As provided herein, the shared memory 330 can house a mailbox architecture in which a reflex program comprising a suite of instructions is used to execute workloads by the central chiplet 320, general compute chiplets 345, and/or autonomous drive chiplet 340. In certain examples, the central chiplet 320 can further execute a functional safety (FuSa) program that operates to compare and verify output of respective pipelines to ensure consistency in the ML inference operations. In still further examples, the central chiplet 320 can execute a thermal management program to ensure that the various components of the vehicle control unit 300 operates within normal temperature ranges. Further description of the shared memory 330 in the context of out-of-order workload execution in independent deterministic pipelines is provided below with respect to FIG. 3.

In examples, the scheduler 342 identifies workload entries for the reservation table 350. Each workload entry 318 can include an identifier 319, a type field 321, one or more subtype fields 323, dependency information for the identified workload, state information that identifies a state of the workload, and additional information. The type/sub-types can be specific to a variety of attributes, such as a function type and a source input. Each workload entry 318 can also include one or more bits that are designated for a priority designation field 325. In examples, the priority designation field 325 can include a set of priority designation bits and/or a hint.

In examples, the scheduler 342 continuously schedules workloads with the reservation table 350, as dependencies are resolved. In example, each workload can be represented in the reservation table 350 as a 64-bit data structure, with the bit fields of the data structure being associated with workload identification, workload type and sub-type, and dependency information. The scheduler 342 can infer the specific cache line access performed by individual workloads that are listed in the reservation table 350 based on the type and subtype fields associated with the individual workloads. Additionally, the scheduler 342 can determine the workload access that is to occur for specific cache lines during an upcoming interval. For example, based on the type and sub-type of workload access that is to occur for specific cache lines, as well as future access by other workloads to the specific cache lines (as determined from the computation graph for the application 302), the priority designation field for those cache lines can be determined and made part of the cache replacement policy, at least for the upcoming time interval. In this way, the scheduler can determine the extent and nature of the cache line access (e.g., based on the type and subtype associated with the workloads), as well as the frequency and timing of use (e.g., based on the computation graph 315.

Methodology

FIG. 4 illustrates an example method for implementing a cache line replacement policy based on advanced knowledge of cache line usage information, according to one or more embodiments. An example method of FIG. 4 can be implemented using examples such as described with FIG. 1 through FIG. 3. In the particular examples as described, reference is made to elements of FIG. 2 for purpose of illustrating a step or sub-step being described.

With reference to FIG. 4, an ECU 200 determines cache line information for a portion of an application, in advance of the portion of the application being executed (410). In examples, workload entries can be scheduled for performance in a reservation able 250, where execution of the workload entries are statically laid out. As execution of the workload entries is statically laid out, every memory access address and type of operation (read/write) is known prior to the execution of an application. This enables the cache line usage for every cache line to be determined prior to the execution of the workload entry.
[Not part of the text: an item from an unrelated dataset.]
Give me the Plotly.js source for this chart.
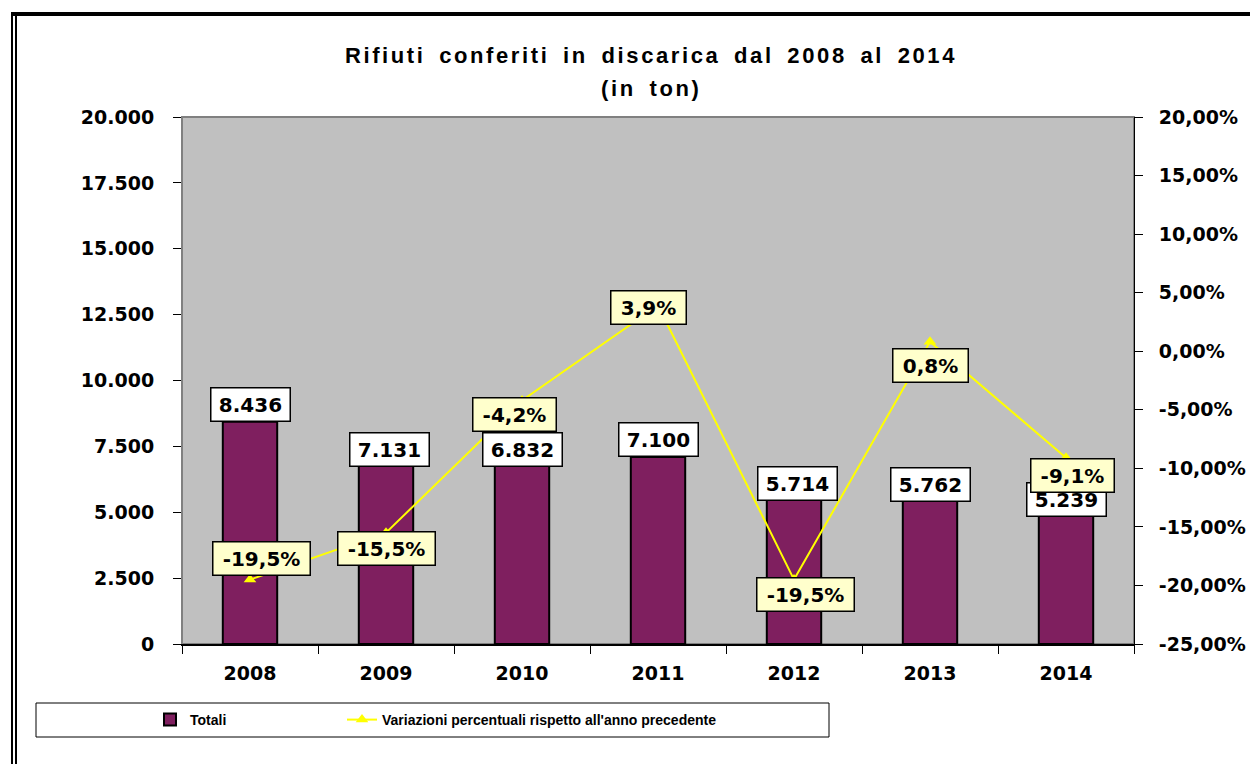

The cache line information can include a cache line identifier (412). Additionally, the cache line information can include cache line usage data (414). The cache line usage data can indicate a frequency in which the cache line is used during execution of the portion of the application. As an addition or variation, the cache line usage data indicates at least one of a time or interval between when the cache line is utilized during execution of the portion of the application.

Further, in examples, he ECU 200 can implement a cache line replacement policy for executing the portion of the runtime application based on the cache line information (420). In examples, the cache line replacement policy can selectively designate cache lines as priority based on the known usage of the cache line in the upcoming time interval when the corresponding workload is executed.

CONCLUSION

It is contemplated for examples described herein to extend to individual elements and concepts described herein, independently of other concepts, ideas or systems, as well as for examples to include combinations of elements recited anywhere in this application. Although examples are described in detail herein with reference to the accompanying drawings, it is to be understood that the concepts are not limited to those precise examples. As such, many modifications and variations will be apparent to practitioners skilled in this art. Accordingly, it is intended that the scope of the concepts be defined by the following claims and their equivalents. Furthermore, it is contemplated that a particular feature described either individually or as part of an example can be combined with other individually described features, or parts of other examples, even if the other features and examples make no mention of the particular feature.